VIA is perhaps the world's only angel investment group solely focused on emerging market micro/village infrastructure. Their business model is predicated on the notion that finance, particularly consumer finance, is the key to unlocking this market. As co-founder Stewart Craine puts it, "I firmly believe that everything - technology, field partners, knowledge - is in place to deliver clean energy for all. Everything that is, except investor appetite for the risk of consumer lending."

Their strategy for addressing the challenge is pretty simple: mobilize the money sitting in every potential angel's pocket and put it to work. That makes their founding philosophy a belief that anyone can be an angel investor and therefore a participant in alleviating energy poverty. Judging by experience they may be right. They've organized angel investors from all walks of life - from retirees to people with decades of experience in this space. They've also had some strong institutional supporters such as Rotary Club Melbourne, Rotary Club and IRENA plus early support for technical assistance and feasibility from the multilaterals such as the World Bank and the Asian Development Bank.
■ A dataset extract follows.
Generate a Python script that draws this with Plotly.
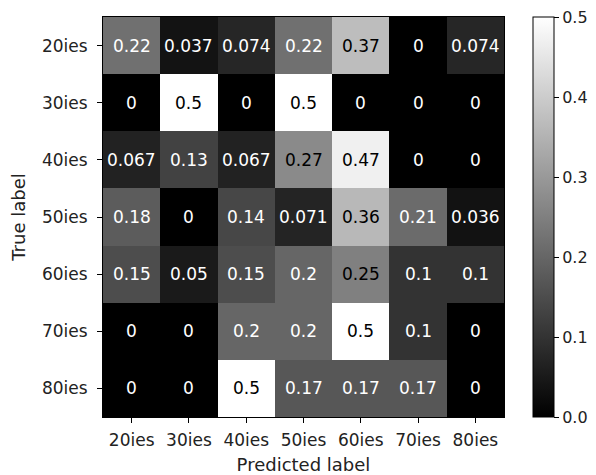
import plotly.graph_objects as go

labels = ["20ies", "30ies", "40ies", "50ies", "60ies", "70ies", "80ies"]
values = [
    [0.22, 0.037, 0.074, 0.22, 0.37, 0, 0.074],
    [0, 0.5, 0, 0.5, 0, 0, 0],
    [0.067, 0.13, 0.067, 0.27, 0.47, 0, 0],
    [0.18, 0, 0.14, 0.071, 0.36, 0.21, 0.036],
    [0.15, 0.05, 0.15, 0.2, 0.25, 0.1, 0.1],
    [0, 0, 0.2, 0.2, 0.5, 0.1, 0],
    [0, 0, 0.5, 0.17, 0.17, 0.17, 0],
]
cbar_ticks = [0.0, 0.1, 0.2, 0.3, 0.4, 0.5]

FONT = "DejaVu Sans"
FS = 17
TFS = 18
vmin, vmax = 0.0, 0.5
thresh = (vmin + vmax) / 2

fig = go.Figure(
    go.Heatmap(
        z=values,
        x=labels,
        y=labels,
        zmin=vmin,
        zmax=vmax,
        colorscale=[[0, "#000000"], [1, "#ffffff"]],
        hoverinfo="skip",
        colorbar=dict(
            x=1.072,
            xanchor="left",
            y=0.5,
            yanchor="middle",
            len=1,
            lenmode="fraction",
            thickness=21,
            xpad=0,
            ypad=0,
            outlinewidth=1,
            outlinecolor="#000000",
            tickvals=cbar_ticks,
            tickformat=".1f",
            ticks="outside",
            ticklen=5,
            tickwidth=1,
            tickcolor="#000000",
            ticklabeloverflow="allow",
            tickfont=dict(family=FONT, size=16, color="#222222"),
        ),
    )
)

annotations = []
for i, row in enumerate(values):
    for j, v in enumerate(row):
        annotations.append(
            dict(
                x=labels[j],
                y=labels[i],
                text=format(v, ".2g"),
                showarrow=False,
                font=dict(family=FONT, size=FS,
                          color="#ffffff" if v < thresh else "#000000"),
            )
        )

# page body has an 8px margin, so the figure is shrunk by that offset
fig.update_layout(
    width=588,
    height=467,
    margin=dict(l=95, r=92, t=9, b=58, autoexpand=False),
    paper_bgcolor="#ffffff",
    plot_bgcolor="#ffffff",
    annotations=annotations,
    font=dict(family=FONT, size=FS, color="#222222"),
    xaxis=dict(
        title=dict(text="Predicted label", font=dict(family=FONT, size=TFS), standoff=8),
        automargin=False,
        ticks="outside",
        ticklen=5,
        tickcolor="#000000",
        ticklabelstandoff=3,
        showline=True,
        mirror=True,
        linecolor="#000000",
        linewidth=1,
        showgrid=False,
        zeroline=False,
    ),
    yaxis=dict(
        title=dict(text="True label", font=dict(family=FONT, size=TFS), standoff=16),
        automargin=False,
        autorange="reversed",
        ticks="outside",
        ticklen=5,
        tickcolor="#000000",
        ticklabelstandoff=6,
        showline=True,
        mirror=True,
        linecolor="#000000",
        linewidth=1,
        showgrid=False,
        zeroline=False,
    ),
)

fig.write_html(
    "out.html",
    config={"displayModeBar": False},
    post_script="document.documentElement.style.overflow='hidden';",
)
VIA puts these angels money to work as a project developer organizing projects end to end while providing 1-3 year loans or longer. Their model enables them to take all the risk while asking field partners to deliver services to villages. That expands the payback horizon making clean energy radically affordable for poor populations around the world.

Their financing is unlocked by initial risk guarantees that leverages private investment by covering cases of default which offers an attractive, low risk option for investors looking to use their money to reduce energy poverty while earning a return. Given the relatively short payback periods enabled by long term financing investors can expect to see returns within the first six months to one year.

But easy as it may sound getting long term finance secured for these markets was anything but. The key for VIA was mobilizing debt and risk guarantees - something multi laterals like the IFC and World Bank should be providing today. Stewart believes that over time, these risk guarantees can drop away, but they are the most important form of missing finance right now. "Put those guarantees in place, and the debt will come faster, which means scale will come faster, which means equity will follow. This is how we solve energy poverty."

Of course securing the money is one thing, investing it appropriately is another. VIA's approach to the latter is also unique - rather than acting as 'micro-VCs' they place a priority on securing shares in field projects, not companies. That means they are a mini version of the World Bank - they are trying to increase the amount of project finance available to entrepreneurs. They invest this way due to the belief that long term cheap debt is what will ultimately unlock this market. "Equity is just the oil that lubricates the engine. What we really need is gas in the tank - "venture debt" to provide project finance and long term scale," says Stewart.

While finance is the name of the game VIA also takes on a number of technical assistance projects to help jumpstart the industry while paying the bills. Much of that work is based on Stewarts decades of expertise in the field. Perhaps the most exciting is a campaign to map all offgrid households in the world, so the industry can better map and plan how it's going to reach everyone. That work has found village locations from existing data is badly misleading. "It will help if we can see where the people live that we're all trying to help," says Stewart.

While they have yet to unlock finance from the multi-laterals VIA believes their studies and tools will help mobilize investment from these institutions in the next 1-2 years. But this market, and the billion plus people living in the dark today, simply can't wait. That means we need finance to fill this gap by forging ahead and investing in projects immediately. Which is exactly why VIA was formed and they have a message for you: Calling all angels - it's time to put your money to work.